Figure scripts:

■ ■ ■ ■

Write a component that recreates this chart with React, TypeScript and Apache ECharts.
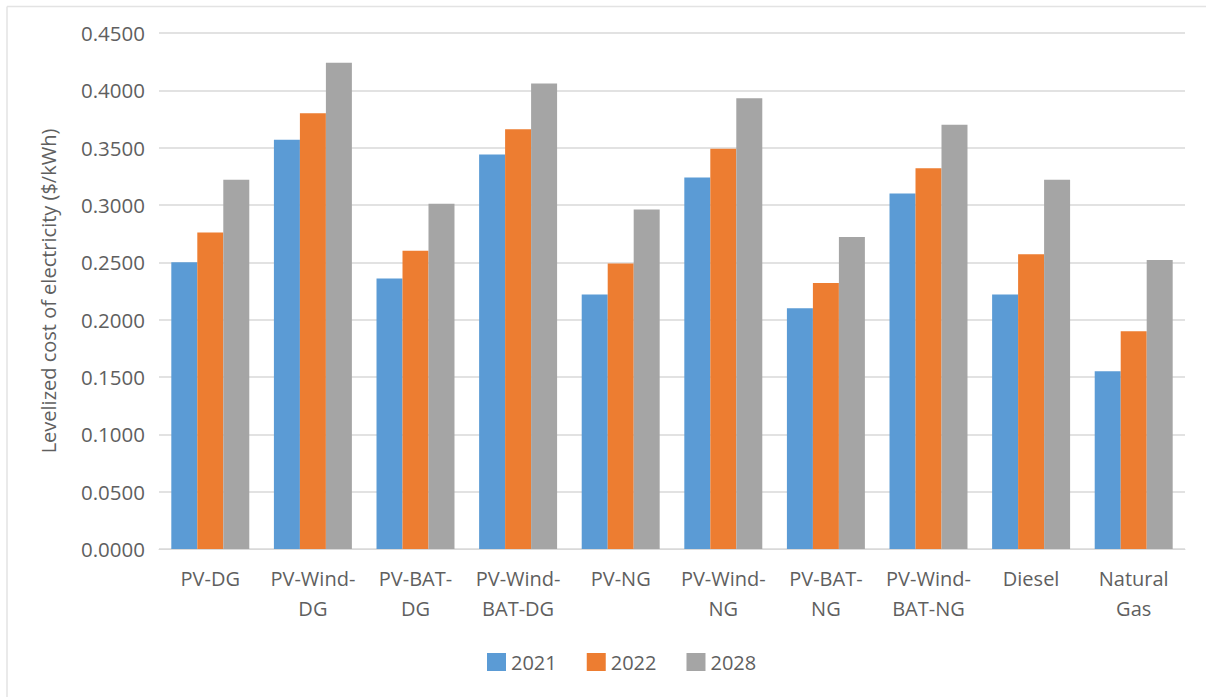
import React, { useEffect, useRef } from "react";
import * as echarts from "echarts";

const categories = [
  "PV-DG",
  "PV-Wind-DG",
  "PV-BAT-DG",
  "PV-Wind-BAT-DG",
  "PV-NG",
  "PV-Wind-NG",
  "PV-BAT-NG",
  "PV-Wind-BAT-NG",
  "Diesel",
  "Natural Gas",
];

const categoryLabels = [
  "PV-DG",
  "PV-Wind-\nDG",
  "PV-BAT-\nDG",
  "PV-Wind-\nBAT-DG",
  "PV-NG",
  "PV-Wind-\nNG",
  "PV-BAT-\nNG",
  "PV-Wind-\nBAT-NG",
  "Diesel",
  "Natural\nGas",
];

const seriesNames = ["2021", "2022", "2028"];
const values2021 = [0.250, 0.357, 0.236, 0.344, 0.222, 0.324, 0.210, 0.310, 0.222, 0.155];
const values2022 = [0.276, 0.380, 0.260, 0.366, 0.249, 0.349, 0.232, 0.332, 0.257, 0.190];
const values2028 = [0.322, 0.424, 0.301, 0.406, 0.296, 0.393, 0.272, 0.370, 0.322, 0.252];
const colors = ["#5b9bd5", "#ed7d31", "#a5a5a5"];

const yTitle = "Levelized cost of electricity ($/kWh)";

export default function App() {
  const ref = useRef<HTMLDivElement>(null);

  useEffect(() => {
    if (!ref.current) return;
    const chart = echarts.init(ref.current, null, { renderer: "svg" });
    const font = "'Open Sans', 'Noto Sans', sans-serif";
    const textColor = "#5f5f5f";
    const allValues = [values2021, values2022, values2028];
    chart.setOption({
      animation: false,
      backgroundColor: "#ffffff",
      textStyle: { fontFamily: font },
      grid: { left: 159, right: 21, top: 33, bottom: 148, containLabel: false },
      legend: {
        data: seriesNames,
        left: 487,
        top: 652,
        itemWidth: 19,
        itemHeight: 18,
        itemGap: 30,
        padding: 0,
        icon: "rect",
        textStyle: { fontFamily: font, fontSize: 20, color: textColor, padding: [0, 0, 0, 0] },
      },
      xAxis: {
        type: "category",
        data: categories,
        axisLine: { show: true, lineStyle: { color: "#d9d9d9", width: 1 } },
        axisTick: { show: false },
        axisLabel: {
          interval: 0,
          margin: 14,
          fontFamily: font,
          fontSize: 20,
          color: textColor,
          lineHeight: 30,
          formatter: (_v: string, i: number) => categoryLabels[i],
        },
      },
      yAxis: {
        type: "value",
        min: 0,
        max: 0.45,
        interval: 0.05,
        name: yTitle,
        nameLocation: "middle",
        nameGap: 101,
        nameTextStyle: { fontFamily: font, fontSize: 20, color: textColor },
        axisLine: { show: false },
        axisTick: { show: false },
        splitLine: { lineStyle: { color: "#d9d9d9", width: 1.5 } },
        axisLabel: {
          margin: 14,
          fontFamily: font,
          fontSize: 20.5,
          color: textColor,
          formatter: (v: number) => v.toFixed(4),
        },
      },
      series: seriesNames.map((name, i) => ({
        name,
        type: "bar",
        data: allValues[i],
        barGap: "0%",
        barCategoryGap: "24%",
        itemStyle: { color: colors[i] },
      })),
      graphic: [
        {
          type: "line",
          shape: { x1: 7, y1: 6.5, x2: 1206, y2: 6.5 },
          style: { stroke: "#e3e3e3", lineWidth: 1.5 },
          silent: true,
        },
        {
          type: "line",
          shape: { x1: 7, y1: 6.5, x2: 7, y2: 697 },
          style: { stroke: "#e3e3e3", lineWidth: 1.5 },
          silent: true,
        },
      ],
    });
    return () => chart.dispose();
  }, []);

  return (
    <div
      ref={ref}
      style={{ position: "fixed", left: 0, top: 0, width: 1206, height: 697, background: "#fff" }}
    />
  );
}
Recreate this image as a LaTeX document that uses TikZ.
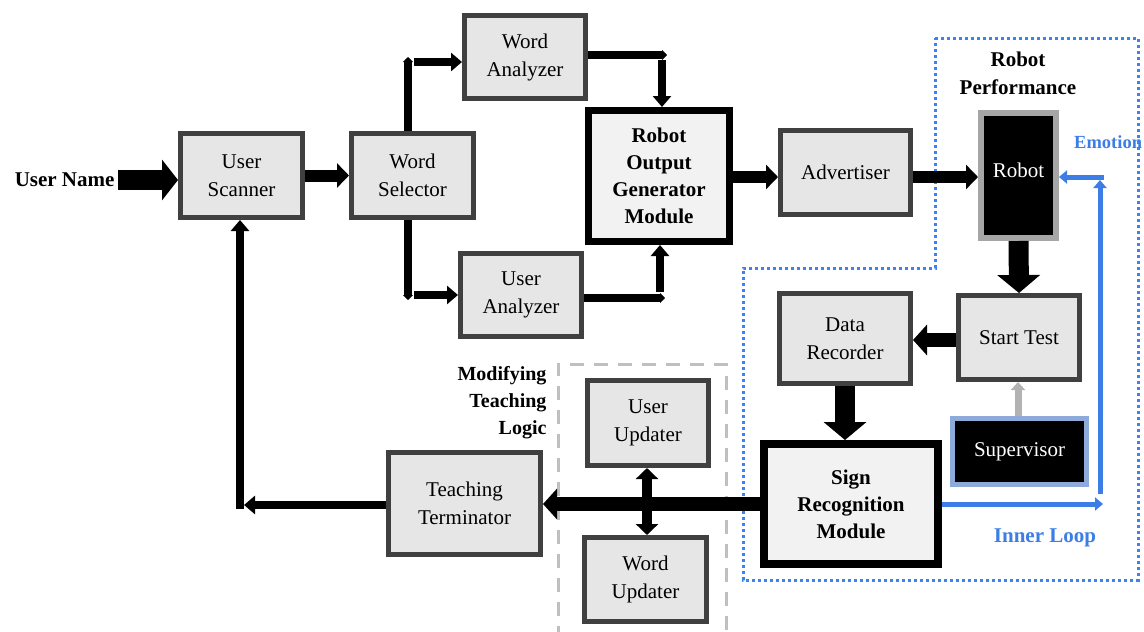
\documentclass[tikz,border=0pt]{standalone}
\usepackage{fontspec}
\setmainfont{Liberation Serif}
\usetikzlibrary{arrows.meta}
\definecolor{boxfill}{HTML}{E6E6E6}
\definecolor{modfill}{HTML}{F2F2F2}
\definecolor{boxedge}{HTML}{404040}
\definecolor{robotedge}{HTML}{A6A6A6}
\definecolor{supedge}{HTML}{8EAADB}
\definecolor{loopblue}{HTML}{3C7EE6}
\definecolor{regionblue}{HTML}{3C82F0}
\definecolor{groupgray}{HTML}{BFBFBF}
\begin{document}
\begin{tikzpicture}[x=1pt,y=-1pt,
  txt/.style={font=\fontsize{21}{28}\selectfont, align=center},
  blk/.style={txt, draw=boxedge, line width=5pt, fill=boxfill, inner sep=0pt},
  module/.style={blk, draw=black, line width=8pt, fill=modfill, font=\bfseries\fontsize{21}{27}\selectfont},
  darkbox/.style={txt, fill=black, text=white, inner sep=0pt},
  lbl/.style={font=\bfseries\fontsize{21}{28}\selectfont, align=center},
  bluelbl/.style={lbl, text=loopblue},
  arrXL/.style={line width=20pt, -{Triangle[length=18pt,width=42pt]}},
  arrL/.style={line width=14pt, -{Triangle[length=14pt,width=30pt]}},
  arrA/.style={line width=12pt, -{Triangle[length=12pt,width=24pt]}},
  arrM/.style={line width=8pt, -{Triangle[length=11pt,width=18pt]}},
  arrS/.style={line width=8pt, -{Triangle[length=5pt,width=10pt]}},
  bluearr/.style={line width=5pt, draw=loopblue, -{Triangle[length=8pt,width=13pt]}},
]
\useasboundingbox (0,0) rectangle (1144,632);

% group outlines
\draw[regionblue, line width=3pt, dash pattern=on 3pt off 3pt]
  (935,38) -- (1138,38) -- (1138,580) -- (743,580) -- (743,268) -- (935,268) -- cycle;
\draw[groupgray, line width=3pt, dash pattern=on 14pt off 10pt]
  (558,640) -- (558,364) -- (726,364) -- (726,640);

% blocks
\node[blk, minimum width=122pt, minimum height=84pt] (us) at (241.5,175.5) {User\\Scanner};
\node[blk, minimum width=122pt, minimum height=84pt] (ws) at (412.5,175.5) {Word\\Selector};
\node[blk, minimum width=121pt, minimum height=83pt] (wa) at (525,57) {Word\\Analyzer};
\node[blk, minimum width=121pt, minimum height=83pt] (ua) at (521,295) {User\\Analyzer};
\node[module, line width=7pt, minimum width=141pt, minimum height=131pt] (rog) at (659,176) {Robot\\Output\\Generator\\Module};
\node[blk, minimum width=130pt, minimum height=84pt] (adv) at (845.5,172.5) {Advertiser};
\node[darkbox, draw=robotedge, line width=6pt, minimum width=75pt, minimum height=125pt] (rb) at (1018.5,175.5) {\raisebox{10pt}{Robot}};
\node[blk, minimum width=121pt, minimum height=84pt] (st) at (1019,337.5) {Start Test};
\node[blk, minimum width=131pt, minimum height=90pt] (dr) at (845,338.5) {Data\\Recorder};
\node[darkbox, draw=supedge, line width=5pt, minimum width=134pt, minimum height=66pt] (sv) at (1019.5,451.5) {Supervisor};
\node[module, minimum width=174pt, minimum height=120pt] (sr) at (851,504) {Sign\\Recognition\\Module};
\node[blk, minimum width=121pt, minimum height=85pt] (uu) at (648,423) {User\\Updater};
\node[blk, minimum width=122pt, minimum height=84pt] (wu) at (645.5,579.5) {Word\\Updater};
\node[blk, minimum width=152pt, minimum height=102pt] (tt) at (464.5,503.5) {Teaching\\Terminator};

% labels
\node[lbl, anchor=east] (un) at (118,180) {User Name};
\node[lbl] (rp) at (1018,73) {Robot\\Performance};
\node[bluelbl, anchor=west, inner sep=0pt, font=\bfseries\fontsize{18.5}{20}\selectfont] (emo) at (1074,142) {Emotion};
\node[bluelbl] (il) at (1045,538) {Inner Loop};
\node[lbl, align=right, anchor=east, font=\bfseries\fontsize{20}{27}\selectfont] (mtl) at (550,403) {Modifying\\Teaching\\Logic};

% corner points of the routed connectors
\coordinate (wsUp) at (408,57);
\coordinate (wsUpH) at (414,62);
\coordinate (wsDn) at (408,300);
\coordinate (wsDnH) at (414,295);
\coordinate (waR) at (667,55);
\coordinate (waV) at (662,60);
\coordinate (uaR) at (665,298);
\coordinate (uaV) at (660,292);
\coordinate (ttL) at (244,505);
\coordinate (ttC) at (240,509);
\coordinate (bl1) at (1103,504);
\coordinate (bl2) at (1100,494);
\coordinate (bl3) at (1100,180);
\coordinate (bl4) at (1104,177);

% main flow
\draw[line width=20pt, -{Triangle[length=16pt,width=40pt]}] (un.east) -- (un.east -| us.west);
\draw[arrA] (us.east) -- (ws.west);
\draw[arrS] ([xshift=-4.5pt]ws.north) -- (wsUp);
\draw[arrM] (wsUpH) -- (wsUpH -| wa.west);
\draw[arrS] ([xshift=-4.5pt]ws.south) -- (wsDn);
\draw[arrM] (wsDnH) -- (wsDnH -| ua.west);
\draw[arrS] (waR -| wa.east) -- (waR);
\draw[arrM] (waV) -- (waV |- rog.north);
\draw[arrS] (uaR -| ua.east) -- (uaR);
\draw[arrM] (uaV) -- (uaV |- rog.south);
\draw[arrA] (rog.east |- 0,177) -- (adv.west |- 0,177);
\draw[arrA] (adv.east |- 0,177) -- (rb.west |- 0,177);
\draw[arrXL] (rb.south) -- (st.north);
\draw[arrL] (st.west |- 0,340) -- (dr.east |- 0,340);
\draw[arrXL] (dr.south) -- (sr.north -| dr.south);
\draw[line width=7pt, groupgray!80!gray, -{Triangle[length=8pt,width=14pt]}] (sv.north -| 1018,0) -- (st.south -| 1018,0);
\draw[arrL] (sr.west) -- (tt.east |- sr.west);
\draw[line width=10pt, {Triangle[length=11pt,width=22pt]}-{Triangle[length=11pt,width=22pt]}] (uu.south -| 647,0) -- (wu.north -| 647,0);
\draw[arrM] (tt.west |- ttL) -- (ttL);
\draw[arrM] (ttC) -- (ttC |- us.south);

% inner loop
\draw[bluearr] (sr.east) -- (bl1);
\draw[bluearr] (bl2) -- (bl3);
\draw[bluearr] (bl4) -- (rb.east |- bl4);
\end{tikzpicture}
\end{document}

■ ■ ■ ■

→ Task: From the first line of the entries above down to the line holding "const ref = useRef<HTMLDivElement>(null);", quote each line exactly and nothing else, skipping pictures.

→ Correct answer:
Write a component that recreates this chart with React, TypeScript and Apache ECharts.
import React, { useEffect, useRef } from "react";
import * as echarts from "echarts";

const categories = [
  "PV-DG",
  "PV-Wind-DG",
  "PV-BAT-DG",
  "PV-Wind-BAT-DG",
  "PV-NG",
  "PV-Wind-NG",
  "PV-BAT-NG",
  "PV-Wind-BAT-NG",
  "Diesel",
  "Natural Gas",
];

const categoryLabels = [
  "PV-DG",
  "PV-Wind-\nDG",
  "PV-BAT-\nDG",
  "PV-Wind-\nBAT-DG",
  "PV-NG",
  "PV-Wind-\nNG",
  "PV-BAT-\nNG",
  "PV-Wind-\nBAT-NG",
  "Diesel",
  "Natural\nGas",
];

const seriesNames = ["2021", "2022", "2028"];
const values2021 = [0.250, 0.357, 0.236, 0.344, 0.222, 0.324, 0.210, 0.310, 0.222, 0.155];
const values2022 = [0.276, 0.380, 0.260, 0.366, 0.249, 0.349, 0.232, 0.332, 0.257, 0.190];
const values2028 = [0.322, 0.424, 0.301, 0.406, 0.296, 0.393, 0.272, 0.370, 0.322, 0.252];
const colors = ["#5b9bd5", "#ed7d31", "#a5a5a5"];

const yTitle = "Levelized cost of electricity ($/kWh)";

export default function App() {
  const ref = useRef<HTMLDivElement>(null);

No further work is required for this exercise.